Lo cierto es que ahora cada vez que escucho la palabra cocina me acuerdo de mi madre contando esas historias, y sobre todo me acuerdo de la palabra laica referida a escuelas, a Ferrer y, ay, a fusil. Este 6 de diciembre, fecha de la Constitución que enterró (casi) el franquismo, me pasé casi toda la mañana hablando con un niño de la República, Emilio Lledó, filósofo que nació en 1927. Él vio los bombardeos, supo lo que era un fusil (lo tenía en casa, el padre era militar republicano) y aprendió bajo la metralla que asoló Vicálvaro y luego el Madrid gravemente asediado por las tropas franquistas.

En algún momento de ese jueves último don Emilio me llevó a la cocina, para ver cómo da la hora (con letras, no con números) un reloj alemán que le regaló su hija Elena, poeta. Mientras él iba señalando en el minutero las letras Verweiledoch (“Quédate”, que fue lo que le dijo Fausto a Mefistófeles en la obra de Goethe), yo me fijé en un afiche que tenía clavado en una estantería. Era, por las banderas, un homenaje a la República en la que creció hasta 1939, y resaltaba un aspecto vital de aquella Constitución tricolor, cómo debía ser la enseñanza bajo el régimen instaurado el 14 de abril de 1931, cuando Emilio Lledó Íñigo tenía cuatro años. Copié el texto del afiche y me lo llevé luego bajo el brazo, como quien se lleva un sueño imposible.

Dice el texto:

“La enseñanza será laica, hará del trabajo el eje de su actividad metodológica y se inspirará en ideales de solidaridad humana”.

A veces lo digo en estos textos dominicales: eso dice el texto, sin vuelo en el verso, que es como el poeta José Hierro (otro muchacho de la guerra) quería que fueran las crónicas de lo dramático y de lo sencillo.
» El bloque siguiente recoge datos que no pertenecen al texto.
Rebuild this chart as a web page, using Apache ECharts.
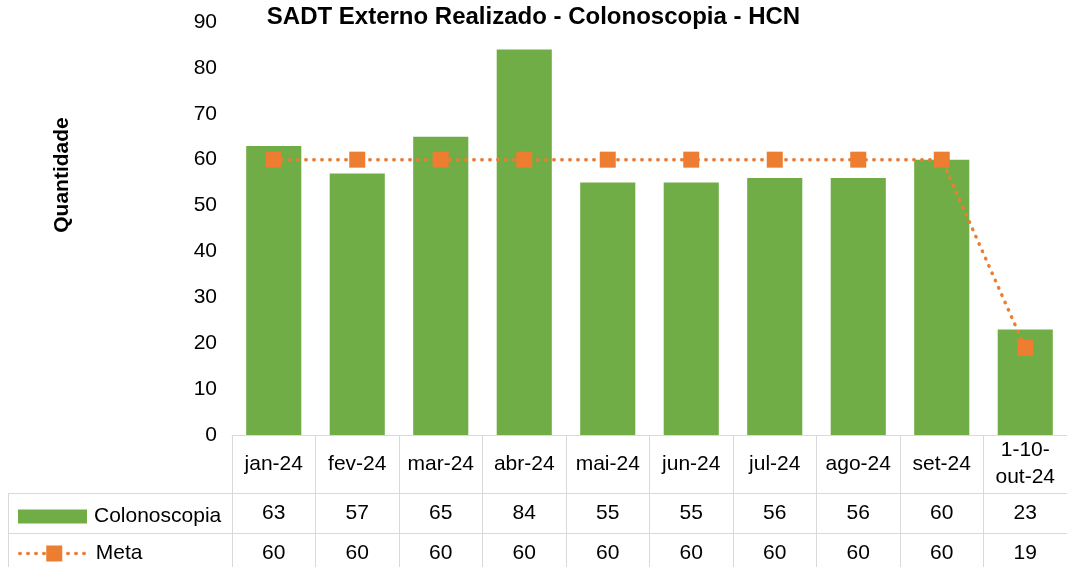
<!DOCTYPE html>
<html>
<head>
<meta charset="utf-8">
<script src="https://cdn.jsdelivr.net/npm/echarts@6/dist/echarts.min.js"></script>
<style>
  html, body { margin: 0; padding: 0; background: #fff; }
  #main { width: 1067px; height: 567px; }
</style>
</head>
<body>
<div id="main"></div>
<script>
var meses = ['jan-24', 'fev-24', 'mar-24', 'abr-24', 'mai-24', 'jun-24', 'jul-24', 'ago-24', 'set-24', '1-10-\nout-24'];
var colonoscopia = [63, 57, 65, 84, 55, 55, 56, 56, 60, 23];
var meta = [60, 60, 60, 60, 60, 60, 60, 60, 60, 19];
var yMin = 0, yMax = 90, yStep = 10;

var FONT = 'Liberation Sans, Arial, sans-serif';
var GRID_LEFT = 232, GRID_TOP = 22, GRID_H = 413, GRID_W = 845;
var HEAD_H = 58, ROW_H = 40; // alturas das linhas da tabela
var BORDER = '#d9d9d9';
var LARANJA = '#ED7D31';

var chart = echarts.init(document.getElementById('main'));

// eixos extras servem de linhas da tabela de dados
function tableAxis(data, offset, tickLen, margin) {
  return {
    type: 'category',
    data: data,
    position: 'bottom',
    offset: offset,
    axisLine: { show: true, lineStyle: { color: BORDER, width: 1 } },
    axisTick: { show: true, length: tickLen, interval: 0, lineStyle: { color: BORDER, width: 1 } },
    axisLabel: {
      interval: 0, margin: margin, verticalAlign: 'middle',
      fontSize: 21, lineHeight: 27, color: '#000', fontFamily: FONT
    },
    splitLine: { show: false }
  };
}

// uma legenda por linha da tabela, centrada na linha
function rowLegend(name, rowTop, iconH, icon) {
  var item = { name: name };
  if (icon) item.icon = icon;
  return {
    data: [item],
    left: 18,
    top: rowTop + ROW_H / 2 - iconH / 2,
    padding: 0,
    itemWidth: 69,
    itemHeight: iconH,
    itemGap: 0,
    lineStyle: { width: 3.5, type: [0.5, 7.5], cap: 'round' },
    textStyle: { fontSize: 21, color: '#000', fontFamily: FONT, padding: [0, 0, 0, 2] }
  };
}

var tableTop = GRID_TOP + GRID_H;
var row2 = tableTop + HEAD_H, row3 = row2 + ROW_H;

var option = {
  animation: false,
  title: {
    text: 'SADT Externo Realizado - Colonoscopia - HCN',
    left: 'center',
    top: 0,
    textStyle: { fontSize: 24, fontWeight: 'bold', color: '#000', fontFamily: FONT }
  },
  legend: [
    rowLegend('Colonoscopia', row2, 14, 'rect'),
    rowLegend('Meta', row3, 20)
  ],
  grid: { left: GRID_LEFT, top: GRID_TOP, width: GRID_W, height: GRID_H, containLabel: false },
  xAxis: [
    tableAxis(meses, 0, HEAD_H, HEAD_H / 2),
    tableAxis(colonoscopia.map(String), HEAD_H, ROW_H, ROW_H / 2),
    tableAxis(meta.map(String), HEAD_H + ROW_H, ROW_H, ROW_H / 2)
  ],
  yAxis: {
    type: 'value',
    min: yMin, max: yMax, interval: yStep,
    axisLine: { show: false },
    axisTick: { show: false },
    splitLine: { show: false },
    axisLabel: { fontSize: 21, color: '#000', margin: 15, fontFamily: FONT }
  },
  series: [
    {
      name: 'Colonoscopia',
      type: 'bar',
      xAxisIndex: 0,
      data: colonoscopia,
      barCategoryGap: '34%',
      itemStyle: { color: '#70AD47' }
    },
    {
      name: 'Meta',
      type: 'line',
      xAxisIndex: 0,
      data: meta,
      symbol: 'rect',
      symbolSize: 16,
      itemStyle: { color: LARANJA },
      lineStyle: { color: LARANJA, width: 3.5, type: [0.5, 7.5], cap: 'round' },
      z: 3
    }
  ],
  graphic: [
    { type: 'line', shape: { x1: 8, y1: row2 + 0.5, x2: GRID_LEFT, y2: row2 + 0.5 }, style: { stroke: BORDER, lineWidth: 1 } },
    { type: 'line', shape: { x1: 8, y1: row3 + 0.5, x2: GRID_LEFT, y2: row3 + 0.5 }, style: { stroke: BORDER, lineWidth: 1 } },
    { type: 'line', shape: { x1: 8.5, y1: row2, x2: 8.5, y2: 567 }, style: { stroke: BORDER, lineWidth: 1 } },
    {
      type: 'text', x: 62, y: 175, rotation: Math.PI / 2,
      style: {
        text: 'Quantidade', fontSize: 21, fontWeight: 'bold', fontFamily: FONT,
        fill: '#000', align: 'center', verticalAlign: 'middle'
      }
    }
  ]
};

chart.setOption(option);
</script>
</body>
</html>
Antes, yendo a casa de Lledó, vi a muchas mujeres (sobre todo mujeres, díganme por qué) con las banderas españolas, con sus nietos al brazo o de la mano; los hombres iban detrás (díganme por qué) sin banderas, como cuando ellos se quedan por fuera en misa. Los periódicos que llevaban en las manos iban llenos de la proclama actual, la enseñanza es religiosa, otra vez, la Educación para la Ciudadanía se ha quemado en la nueva hoguera, ya los chicos (esos que iban con sus abuelas) no sabrán qué es la palabra laica sino en lejanos textos que habría que buscar en lugares aún más recónditos que la cocina de este iluminado profesor que tiene ahí esa proclama como quien guarda un tesoro. Vivan las escuelas laicas. Vivan los niños.